Let us assume that the Delhi police did not have the money to meet their expenses— there have been many protests in the national capital region. The next step for individuals is to take a loan from the bank or to borrow from friends. But for the Delhi police to get more funds, all it needs is to get an additional request to Parliament. Historically, such requests are not discussed in detail and are sanctioned without scrutiny. But it is sufficient to say that the actions of the government are our voices, and our voices are creating a barricade using our toil.
Second, if we think about our past actions, we will find the year, months and more precisely the days when we cemented this wall against the farmers. We did this somewhere between April 11, 2019, and May 19, 2020 — the duration of the 2019 Indian general election in which this government was sanctioned by our votes. When we vote, the economic ramifications of our consent are often too complicated to understand, and hence political theatrics dictates the swing. But now we must stop and understand the consequences of our consent.
More importantly, our simple choice of voting has led to a scenario where there is no singular opposition to the government in a parliamentary democracy. This political plight also intensifies perverse economic incentives. Without adequate checks and balances, neither is the initial budget examined for its allocation nor are the subsequent additional requests validated. Thus, what seems to be mere political one-sidedness gets fuelled with taxpayer’s money into an institution which is devoid of counterbalances. Somehow, we do not understand the true ramifications of our vote.

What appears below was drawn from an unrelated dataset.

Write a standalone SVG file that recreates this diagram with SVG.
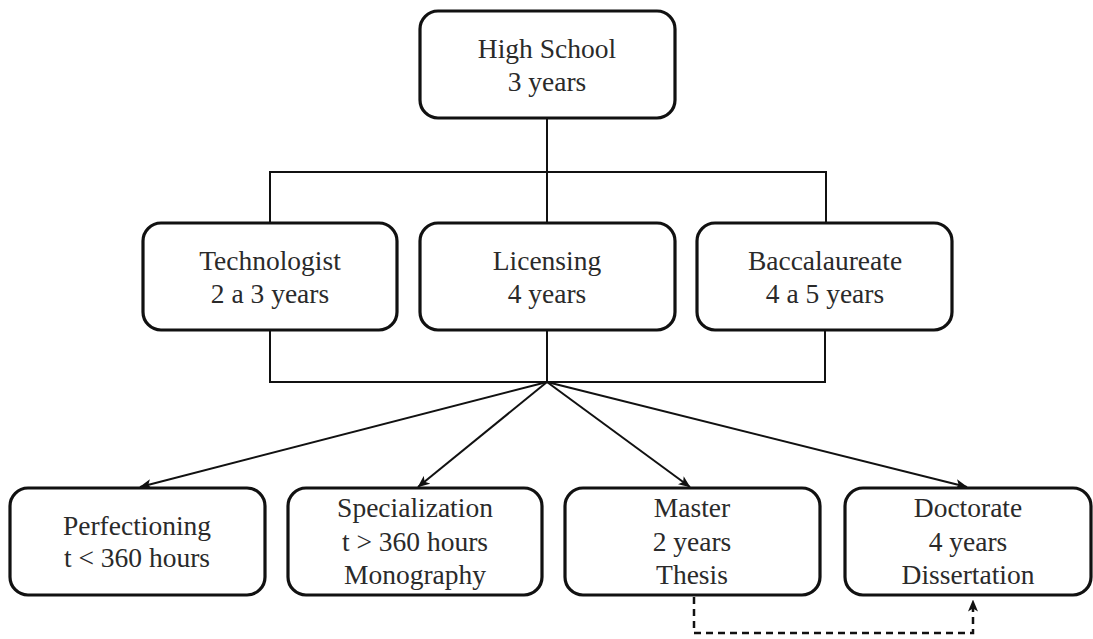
<svg xmlns="http://www.w3.org/2000/svg" width="1093" height="639" viewBox="0 0 1093 639">
<defs>
<style>
.box{fill:#fff;stroke:#111;stroke-width:3.2}
.t{font-size:27.5px;fill:#2a2a2a;text-anchor:middle}
.ln{fill:none;stroke:#111;stroke-width:2}
.dash{fill:none;stroke:#111;stroke-width:2.5;stroke-dasharray:7 5}
</style>
<marker id="arr" viewBox="0 0 12 10" refX="11.5" refY="5" markerWidth="12" markerHeight="10" markerUnits="userSpaceOnUse" orient="auto">
<path d="M0,0 L12,5 L0,10 L3,5 Z" fill="#111"/>
</marker>
</defs>
<rect width="1093" height="639" fill="#fff"/>
<g id="connectors">
<path class="ln" d="M547,118 V172 M270,222 V172 H826 V222 M547,172 V223"/>
<path class="ln" d="M270,330 V382 H825 V330 M547,330 V382"/>
<line class="ln" x1="547" y1="382" x2="140" y2="487" marker-end="url(#arr)"/>
<line class="ln" x1="547" y1="382" x2="418" y2="487" marker-end="url(#arr)"/>
<line class="ln" x1="547" y1="382" x2="690" y2="487" marker-end="url(#arr)"/>
<line class="ln" x1="547" y1="382" x2="967" y2="487" marker-end="url(#arr)"/>
<path class="dash" d="M694,597 V633 H973 V600" marker-end="url(#arr)"/>
</g>
<g font-family="Times New Roman, Liberation Serif, DejaVu Serif, serif">
<g id="highschool">
<rect class="box" x="420" y="11" width="255" height="107" rx="18"/>
<text class="t" x="547" y="58">High School</text>
<text class="t" x="547" y="91">3 years</text>
</g>
<g id="technologist">
<rect class="box" x="143" y="223" width="254" height="107" rx="18"/>
<text class="t" x="270" y="270">Technologist</text>
<text class="t" x="270" y="303">2 a 3 years</text>
</g>
<g id="licensing">
<rect class="box" x="420" y="223" width="255" height="107" rx="18"/>
<text class="t" x="547" y="270">Licensing</text>
<text class="t" x="547" y="303">4 years</text>
</g>
<g id="baccalaureate">
<rect class="box" x="697" y="223" width="255" height="107" rx="18"/>
<text class="t" x="825" y="270">Baccalaureate</text>
<text class="t" x="825" y="303">4 a 5 years</text>
</g>
<g id="perfectioning">
<rect class="box" x="10" y="488" width="255" height="107" rx="18"/>
<text class="t" x="137" y="535">Perfectioning</text>
<text class="t" x="137" y="567">t &lt; 360 hours</text>
</g>
<g id="specialization">
<rect class="box" x="288" y="488" width="254" height="107" rx="18"/>
<text class="t" x="415" y="517">Specialization</text>
<text class="t" x="415" y="551">t &gt; 360 hours</text>
<text class="t" x="415" y="584">Monography</text>
</g>
<g id="master">
<rect class="box" x="565" y="488" width="255" height="107" rx="18"/>
<text class="t" x="692" y="517">Master</text>
<text class="t" x="692" y="551">2 years</text>
<text class="t" x="692" y="584">Thesis</text>
</g>
<g id="doctorate">
<rect class="box" x="845" y="488" width="246" height="107" rx="18"/>
<text class="t" x="968" y="517">Doctorate</text>
<text class="t" x="968" y="551">4 years</text>
<text class="t" x="968" y="584">Dissertation</text>
</g>
</g>
</svg>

Third, all government expenditure need not be paid now, but all government expenditures must come out of taxes either current or future. Thus, the sanctioned amount to building the walls and deploying the force in Delhi borders is financed by revenue accumulated previously and sanctioned in the budget. There is a possibility that you do not have to pay for this protest if the government borrows to pay for such expenditures. This leads to the fiscal deficit, which for the central government is projected to be 6.8 per cent for the next fiscal year, which assumes an ambitious growth target. Only if the government maintains its income in line with its projections will it be possible for it to limit the deficit to 6.8 per cent.
This deficit is going to affect you when you grow old in two ways. To pay for the fiscal deficit the government amasses now, it could increase indirect taxes in the future which would imply higher commodity prices when you are older. This is assuming the possibility that it cannot borrow any more in the future. It could also imply fewer government services because it is constrained in its spending. Thus, the actions of the government now are going to decide your economic pathways.
The fourth and final point is that you could still do something about it. When you push for the government to be more accountable, you are forcing your elected representatives in the Parliament to ask pertinent questions about budget allocation — all of which is your money at the hands of the government. There is another way you could make the government accountable: By becoming an aandolan jeevi. You could and you should go out there in the streets and ask these questions, demand an explanation. In fact, to uphold democracy, voting is the minimum you must do, but you should go out there and talk to your elected representative and ask them about the budget. It is your right to know, and you should know who paid for the wall erected between the farmers and the government in Delhi.
The writer is assistant professor, Jindal School of Government and Public Policy.